Leaders in the field of ultra-low-carbon renewable natural gas (RNG) gathered at a recent awards event hosted by the sustainable energy nonprofit Energy Vision, which promotes renewable, low-carbon energy and transportation solutions, to recognize that RNG production and use for transport, electricity generation and heating is scaling up across the U.S.
According to Energy Vision, RNG is the lowest carbon fuel available and a powerful strategy for lowering greenhouse-gas emissions. Made from the biogases emitted as organic material in wastewater, agricultural waste, and food and yard waste decomposes, RNG has a fraction of the carbon footprint of diesel, gasoline or other petroleum-based fuels. Further, when made from food waste processed in anaerobic digesters and used as vehicle fuel, RNG can be net carbon-negative over its lifecycle.

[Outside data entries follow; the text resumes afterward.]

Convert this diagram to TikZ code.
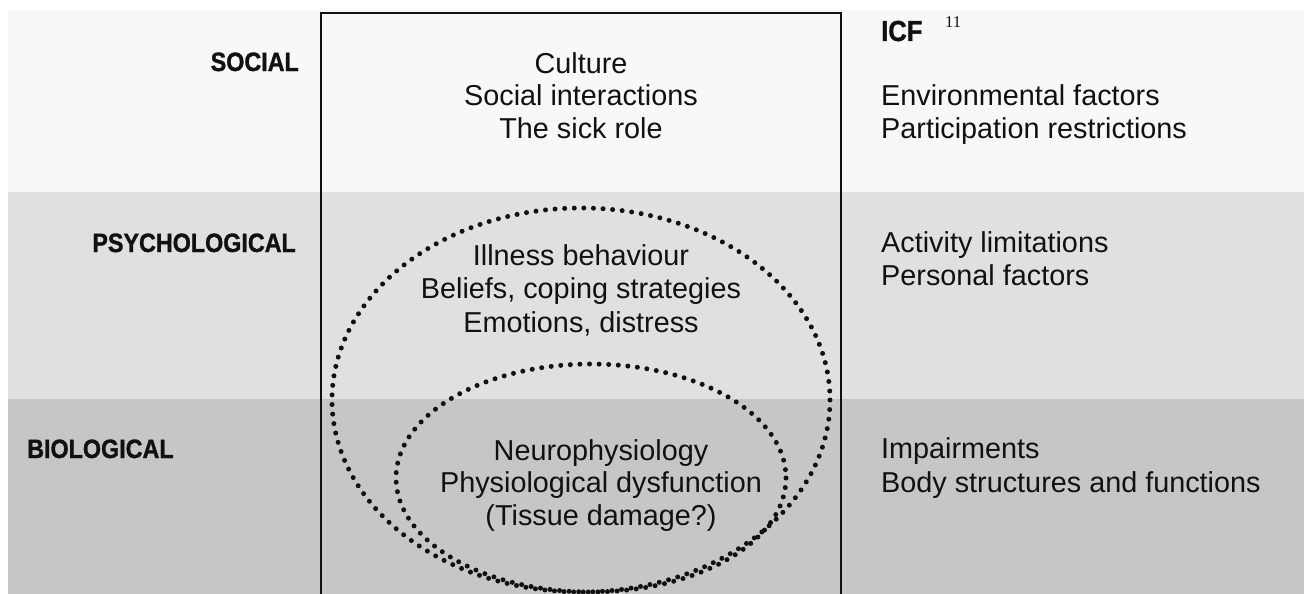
\documentclass[tikz,border=0pt]{standalone}
\usepackage{fontspec}
\setmainfont{Liberation Sans}
\newfontfamily\labfont[BoldFeatures={FakeBold=1.2}]{Liberation Sans}
\newfontfamily\serfont{Liberation Serif}
\definecolor{bandA}{HTML}{F8F8F8}
\definecolor{bandB}{HTML}{E0E0E0}
\definecolor{bandC}{HTML}{C6C6C6}
\definecolor{ink}{HTML}{111111}
\newcommand{\narrow}[1]{\scalebox{0.88}[1]{#1}}
\tikzset{
  txt/.style={font=\fontsize{28.8}{34}\selectfont, inner sep=0pt, text=ink},
  lab/.style={font=\labfont\bfseries\fontsize{26.5}{30}\selectfont, inner sep=0pt, text=ink},
  dots/.style={line width=5pt, line cap=round, dash pattern=on 0pt off 9.6pt, draw=ink},
  frame/.style={line width=2pt, draw=ink},
}
\begin{document}
\begin{tikzpicture}[x=1pt,y=-1pt]
\useasboundingbox (0,0) rectangle (1304,594);
% bands
\fill[bandA] (8,10) rectangle (1304,192);
\fill[bandB] (8,192) rectangle (1304,399);
\fill[bandC] (8,399) rectangle (1304,594);
% central frame
\draw[frame] (321,596) -- (321,12.6) -- (841,12.6) -- (841,596);
% dotted ellipses
\draw[dots] (581,400) ellipse [x radius=249, y radius=192];
\draw[dots] (591,478) ellipse [x radius=195, y radius=114];
% left labels
\node[lab, anchor=base east] (lsocial) at (299,71) {\narrow{SOCIAL}};
\node[lab, anchor=base east] (lpsych) at (296,252) {\narrow{PSYCHOLOGICAL}};
\node[lab, anchor=base west] (lbio) at (27,458) {\narrow{BIOLOGICAL}};
% central texts
\node[txt, anchor=base] (culture) at (581,74) {Culture};
\node[txt, anchor=base] (socint) at (581,106) {Social interactions};
\node[txt, anchor=base] (sick) at (581,138) {The sick role};
\node[txt, anchor=base] (illness) at (581,265) {Illness behaviour};
\node[txt, anchor=base] (beliefs) at (581,298.5) {Beliefs, coping strategies};
\node[txt, anchor=base] (emotions) at (581,332) {Emotions, distress};
\node[txt, anchor=base] (neuro) at (601,460) {Neurophysiology};
\node[txt, anchor=base] (physio) at (601,492.5) {Physiological dysfunction};
\node[txt, anchor=base] (tissue) at (601,525) {(Tissue damage?)};
% right column (ICF)
\node[lab, anchor=base west, font=\labfont\bfseries\fontsize{29}{32}\selectfont] (icf) at (881,41) {\narrow{ICF}};
\node[anchor=base west, inner sep=0pt, text=ink, font=\serfont\fontsize{16.5}{18}\selectfont] (ref) at (945,28) {11};
\node[txt, anchor=base west] (env) at (881,106) {Environmental factors};
\node[txt, anchor=base west] (part) at (881,138) {Participation restrictions};
\node[txt, anchor=base west] (act) at (881,252) {Activity limitations};
\node[txt, anchor=base west] (pers) at (881,285) {Personal factors};
\node[txt, anchor=base west] (imp) at (881,458) {Impairments};
\node[txt, anchor=base west] (body) at (881,492) {Body structures and functions};
\end{tikzpicture}
\end{document}
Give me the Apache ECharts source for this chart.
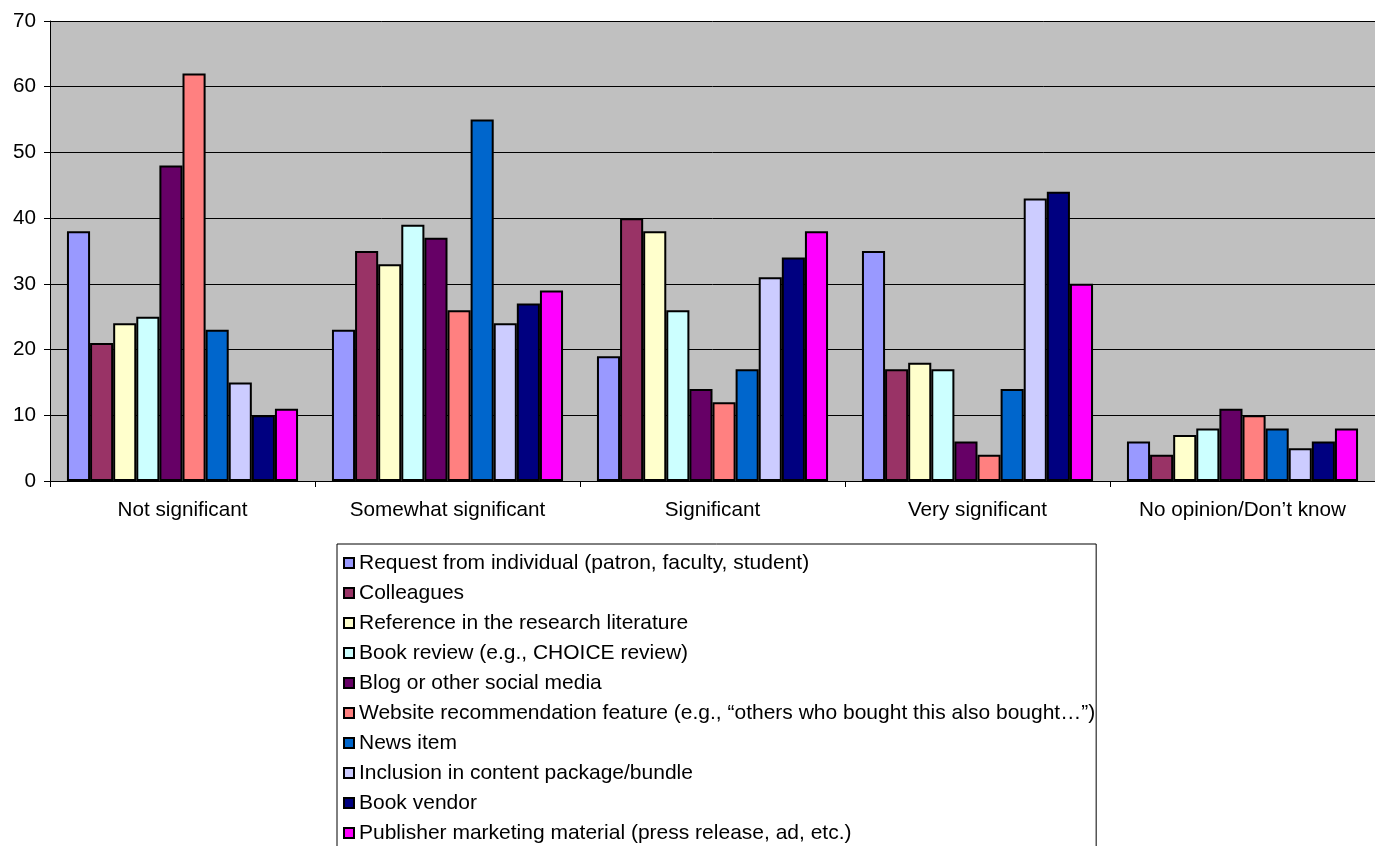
<!DOCTYPE html>
<html>
<head>
<meta charset="utf-8">
<script src="https://cdn.jsdelivr.net/npm/echarts@6/dist/echarts.min.js"></script>
<style>
  html, body { margin: 0; padding: 0; background: #fff; overflow: hidden; }
  #chart { width: 1375px; height: 846px; }
</style>
</head>
<body>
<div id="chart"></div>
<script>
// Response categories along the x axis
const categories = ['Not significant', 'Somewhat significant', 'Significant', 'Very significant', 'No opinion/Don\u2019t know'];

// One array per information source, values in category order
const requestFromIndividual = [38, 23, 19, 35, 6];
const colleagues            = [21, 35, 40, 17, 4];
const referenceLiterature   = [24, 33, 38, 18, 7];
const bookReview            = [25, 39, 26, 17, 8];
const blogSocialMedia       = [48, 37, 14, 6, 11];
const websiteRecommendation = [62, 26, 12, 4, 10];
const newsItem              = [23, 55, 17, 14, 8];
const contentPackage        = [15, 24, 31, 43, 5];
const bookVendor            = [10, 27, 34, 44, 6];
const publisherMarketing    = [11, 29, 38, 30, 8];

const seriesNames = [
  'Request from individual (patron, faculty, student)',
  'Colleagues',
  'Reference in the research literature',
  'Book review (e.g., CHOICE review)',
  'Blog or other social media',
  'Website recommendation feature (e.g., \u201cothers who bought this also bought\u2026\u201d)',
  'News item',
  'Inclusion in content package/bundle',
  'Book vendor',
  'Publisher marketing material (press release, ad, etc.)'
];
const seriesValues = [
  requestFromIndividual, colleagues, referenceLiterature, bookReview, blogSocialMedia,
  websiteRecommendation, newsItem, contentPackage, bookVendor, publisherMarketing
];
const seriesColors = ['#9999FF', '#993366', '#FFFFCC', '#CCFFFF', '#660066',
                      '#FF8080', '#0066CC', '#CCCCFF', '#000080', '#FF00FF'];

// Y axis scale
const yMin = 0, yMax = 70, yStep = 10;

const font = 'Arial, "Liberation Sans", sans-serif';

const chart = echarts.init(document.getElementById('chart'), null, { renderer: 'canvas' });

chart.setOption({
  animation: false,
  textStyle: { fontFamily: font },
  grid: {
    left: 50, right: -8, top: 21, bottom: 365,
    show: true, backgroundColor: '#C0C0C0', borderWidth: 0
  },
  legend: {
    orient: 'vertical',
    left: 337, top: 544,
    height: 400,
    padding: [8, 1, 8, 6],
    backgroundColor: '#fff',
    borderColor: '#000', borderWidth: 1,
    itemWidth: 10, itemHeight: 10, itemGap: 8,
    icon: 'rect',
    textStyle: { fontFamily: font, fontSize: 21, color: '#000', lineHeight: 22 },
    data: seriesNames
  },
  xAxis: {
    type: 'category',
    data: categories,
    axisLine: { show: true, lineStyle: { color: '#000', width: 1 } },
    axisTick: { show: true, interval: 0, length: 6, lineStyle: { color: '#000' } },
    axisLabel: { interval: 0, color: '#000', fontSize: 20.7, fontFamily: font, margin: 19 },
    splitLine: { show: false }
  },
  yAxis: {
    type: 'value',
    min: yMin, max: yMax, interval: yStep,
    axisLine: { show: true, lineStyle: { color: '#000', width: 1 } },
    axisTick: { show: true, length: 6, lineStyle: { color: '#000' } },
    axisLabel: { color: '#000', fontSize: 20.7, fontFamily: font, margin: 14 },
    splitLine: { show: true, lineStyle: { color: '#000', width: 1 } }
  },
  series: seriesNames.map((name, i) => ({
    name: name,
    type: 'bar',
    data: seriesValues[i],
    barGap: '0%',
    barCategoryGap: '12.8%',
    itemStyle: { color: seriesColors[i], borderColor: '#000', borderWidth: 2 }
  }))
});
</script>
</body>
</html>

“It’s the same fuel that we get from the ground, but we don’t have to drill for it,” says Energy Vision founder and chair Joanna Underwood. “Making RNG avoids methane rising into the atmosphere, and methane is a powerful greenhouse gas. The U.S. fossil gas industry emits some 400,000 tons of it a year, but the methane outgassing from organic wastes is over 25 times that – 11.5 million tons a year. If we want to tackle climate change, we have to work on capturing those gases, refining them and making the best use of them: fueling buses and trucks.”
Energy Vision says the power and torque that heavy-duty vehicles require are beyond what electric motors and batteries can deliver, but RNG has the energy density and production potential to decarbonize heavy transport. Currently, although they are only 4% of U.S. vehicles, buses and trucks use 24% of all road fuel – mainly in the form of petroleum-based diesel. With adequate incentives, the company asserts that 25%-50% of this fuel could be displaced with renewable, ultra-low-carbon RNG.
According to Energy Vision, the share of natural gas as a transport fuel is growing fast. As production grows, it has the potential to significantly reduce the U.S. heavy transport sector’s reliance on diesel and gasoline.
Awardees recognized at the Energy Vision event for their leadership in helping advance RNG in the U.S. include Impact Bioenergy; AgEnergy USA and EDF Renewable Energy’s Heartland Biogas project; Louisiana’s St. Landry Parish Solid Waste Disposal District and BioCNG LLC; and the U.S. Environmental Protection Agency (EPA).
Energy Vision President Matt Tomich announced that the EPA was awarded for including RNG in its Renewable Fuel Standard (RFS2): “We want to recognize EPA’s leadership (and the contribution made by EPA’s Office of Transportation and Air Quality) for including RNG in its RFS2. It has been one of the biggest policy drivers accelerating production and use of RNG as a transportation fuel,” he says.
Under RFS2, RNG producers get a $1 credit per gallon produced. Prior to the credit, in 2013, total RNG production in the U.S. displaced 20 million gallons of petroleum transportation fuel. By 2015, that number rose to 90 million gallons, and almost 20% of natural gas used in transportation was waste-derived RNG.
“The RFS2 is an excellent example of federal policy that is creating the kind of changes that will be needed to build a sustainable future,” Tomich adds.